[start]
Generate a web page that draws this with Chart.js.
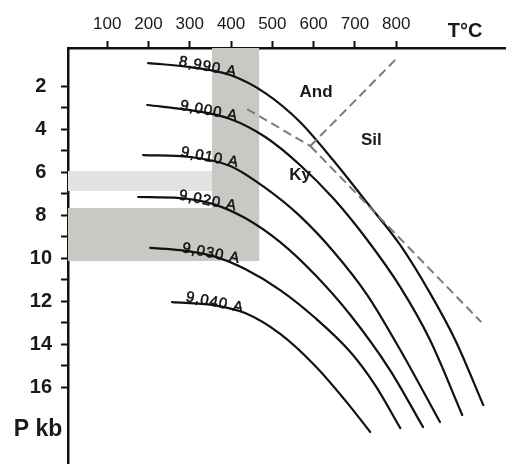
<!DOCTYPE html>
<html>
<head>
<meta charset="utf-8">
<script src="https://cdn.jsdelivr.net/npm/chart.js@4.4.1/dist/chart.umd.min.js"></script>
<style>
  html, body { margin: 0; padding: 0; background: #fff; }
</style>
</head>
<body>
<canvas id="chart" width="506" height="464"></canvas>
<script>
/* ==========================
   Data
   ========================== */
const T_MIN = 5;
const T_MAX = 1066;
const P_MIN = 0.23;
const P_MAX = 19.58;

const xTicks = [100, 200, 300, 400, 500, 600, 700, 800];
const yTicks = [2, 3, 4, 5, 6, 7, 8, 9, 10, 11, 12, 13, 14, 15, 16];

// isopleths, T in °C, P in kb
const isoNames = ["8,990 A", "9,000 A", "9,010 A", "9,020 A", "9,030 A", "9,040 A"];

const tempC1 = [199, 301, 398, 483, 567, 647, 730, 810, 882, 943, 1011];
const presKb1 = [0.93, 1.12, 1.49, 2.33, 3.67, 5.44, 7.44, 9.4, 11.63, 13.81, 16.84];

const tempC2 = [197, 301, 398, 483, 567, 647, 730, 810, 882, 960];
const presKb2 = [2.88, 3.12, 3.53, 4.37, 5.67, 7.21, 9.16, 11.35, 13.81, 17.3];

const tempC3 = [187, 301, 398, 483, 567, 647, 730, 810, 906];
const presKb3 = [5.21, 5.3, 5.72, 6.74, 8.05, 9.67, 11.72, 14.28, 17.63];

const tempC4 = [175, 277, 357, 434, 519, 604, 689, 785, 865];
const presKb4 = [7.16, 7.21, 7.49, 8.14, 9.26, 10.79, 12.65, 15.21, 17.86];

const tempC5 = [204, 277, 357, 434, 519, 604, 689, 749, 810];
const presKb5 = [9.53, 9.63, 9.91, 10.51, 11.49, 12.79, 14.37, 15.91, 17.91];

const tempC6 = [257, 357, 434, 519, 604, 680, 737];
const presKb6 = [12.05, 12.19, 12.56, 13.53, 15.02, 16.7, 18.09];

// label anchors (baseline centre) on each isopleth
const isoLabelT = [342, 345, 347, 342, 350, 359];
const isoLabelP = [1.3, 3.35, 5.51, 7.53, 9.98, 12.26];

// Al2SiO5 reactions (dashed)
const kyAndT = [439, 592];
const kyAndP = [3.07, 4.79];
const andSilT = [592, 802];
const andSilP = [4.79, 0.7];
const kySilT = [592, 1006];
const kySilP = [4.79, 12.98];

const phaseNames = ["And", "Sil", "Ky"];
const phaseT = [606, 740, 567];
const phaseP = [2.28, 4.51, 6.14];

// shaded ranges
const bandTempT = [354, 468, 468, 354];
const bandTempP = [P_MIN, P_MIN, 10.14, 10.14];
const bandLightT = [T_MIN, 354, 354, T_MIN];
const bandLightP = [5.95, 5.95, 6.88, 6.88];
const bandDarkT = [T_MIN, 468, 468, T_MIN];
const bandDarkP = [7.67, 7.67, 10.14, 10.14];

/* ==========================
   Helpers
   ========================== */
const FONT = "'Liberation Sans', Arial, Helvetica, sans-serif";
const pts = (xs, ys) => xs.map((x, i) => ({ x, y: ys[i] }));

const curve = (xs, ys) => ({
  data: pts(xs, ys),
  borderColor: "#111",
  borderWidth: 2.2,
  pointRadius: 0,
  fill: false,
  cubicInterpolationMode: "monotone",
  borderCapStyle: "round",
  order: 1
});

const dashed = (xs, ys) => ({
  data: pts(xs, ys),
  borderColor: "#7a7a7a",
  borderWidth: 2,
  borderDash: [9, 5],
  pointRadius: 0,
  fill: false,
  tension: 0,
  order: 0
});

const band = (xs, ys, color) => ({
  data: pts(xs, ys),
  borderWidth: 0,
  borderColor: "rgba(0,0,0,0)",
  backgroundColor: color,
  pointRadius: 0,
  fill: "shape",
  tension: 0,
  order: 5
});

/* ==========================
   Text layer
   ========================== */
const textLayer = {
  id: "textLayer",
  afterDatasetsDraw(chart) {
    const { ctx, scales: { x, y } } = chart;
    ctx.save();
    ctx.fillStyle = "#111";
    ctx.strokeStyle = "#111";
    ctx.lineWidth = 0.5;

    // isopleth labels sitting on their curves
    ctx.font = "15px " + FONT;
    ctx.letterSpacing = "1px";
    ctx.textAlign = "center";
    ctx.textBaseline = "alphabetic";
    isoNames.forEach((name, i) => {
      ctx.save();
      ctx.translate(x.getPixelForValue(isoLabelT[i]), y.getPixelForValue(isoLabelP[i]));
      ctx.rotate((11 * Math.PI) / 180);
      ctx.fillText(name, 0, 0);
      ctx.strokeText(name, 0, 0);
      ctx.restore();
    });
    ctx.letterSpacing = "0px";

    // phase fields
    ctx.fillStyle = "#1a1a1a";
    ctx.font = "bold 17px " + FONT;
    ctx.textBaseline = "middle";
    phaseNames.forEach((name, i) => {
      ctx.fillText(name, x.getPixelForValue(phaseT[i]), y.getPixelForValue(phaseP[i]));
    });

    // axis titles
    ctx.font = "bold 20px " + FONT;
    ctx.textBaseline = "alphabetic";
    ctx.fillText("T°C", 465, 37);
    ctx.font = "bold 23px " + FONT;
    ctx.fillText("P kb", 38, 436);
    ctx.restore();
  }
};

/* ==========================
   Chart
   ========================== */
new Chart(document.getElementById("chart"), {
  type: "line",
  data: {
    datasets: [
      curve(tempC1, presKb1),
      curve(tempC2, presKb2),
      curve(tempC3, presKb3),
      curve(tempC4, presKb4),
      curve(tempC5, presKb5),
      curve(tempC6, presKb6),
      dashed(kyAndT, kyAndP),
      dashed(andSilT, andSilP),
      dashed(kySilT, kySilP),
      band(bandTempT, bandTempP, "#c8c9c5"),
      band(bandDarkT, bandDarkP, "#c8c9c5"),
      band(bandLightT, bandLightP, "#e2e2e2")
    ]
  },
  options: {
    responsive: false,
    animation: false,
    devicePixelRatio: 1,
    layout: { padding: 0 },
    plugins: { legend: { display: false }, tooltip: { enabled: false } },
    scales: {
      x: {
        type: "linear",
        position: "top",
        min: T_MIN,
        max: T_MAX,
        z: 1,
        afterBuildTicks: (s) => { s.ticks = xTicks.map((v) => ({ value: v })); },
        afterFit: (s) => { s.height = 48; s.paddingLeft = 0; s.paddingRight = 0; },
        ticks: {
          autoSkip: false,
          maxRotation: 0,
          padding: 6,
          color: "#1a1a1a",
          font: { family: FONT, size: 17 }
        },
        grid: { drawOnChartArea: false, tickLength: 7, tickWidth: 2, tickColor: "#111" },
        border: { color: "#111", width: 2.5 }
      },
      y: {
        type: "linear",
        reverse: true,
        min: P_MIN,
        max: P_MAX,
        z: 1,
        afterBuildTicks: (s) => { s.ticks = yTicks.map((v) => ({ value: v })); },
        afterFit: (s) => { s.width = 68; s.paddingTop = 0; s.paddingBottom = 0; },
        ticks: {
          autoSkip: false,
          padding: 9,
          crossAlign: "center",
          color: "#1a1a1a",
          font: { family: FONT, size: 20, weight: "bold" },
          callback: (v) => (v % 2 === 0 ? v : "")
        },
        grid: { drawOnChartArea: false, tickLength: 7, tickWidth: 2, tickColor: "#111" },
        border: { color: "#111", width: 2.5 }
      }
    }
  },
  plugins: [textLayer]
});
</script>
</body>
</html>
[end]
◆ Problem description:
Please restate the material above line by line, exactly, beginning at its first line and ending with the line that contains "const P_MAX = 19.58;", without any pictures.

◆ Exercise output:
Generate a web page that draws this with Chart.js.
<!DOCTYPE html>
<html>
<head>
<meta charset="utf-8">
<script src="https://cdn.jsdelivr.net/npm/chart.js@4.4.1/dist/chart.umd.min.js"></script>
<style>
  html, body { margin: 0; padding: 0; background: #fff; }
</style>
</head>
<body>
<canvas id="chart" width="506" height="464"></canvas>
<script>
/* ==========================
   Data
   ========================== */
const T_MIN = 5;
const T_MAX = 1066;
const P_MIN = 0.23;
const P_MAX = 19.58;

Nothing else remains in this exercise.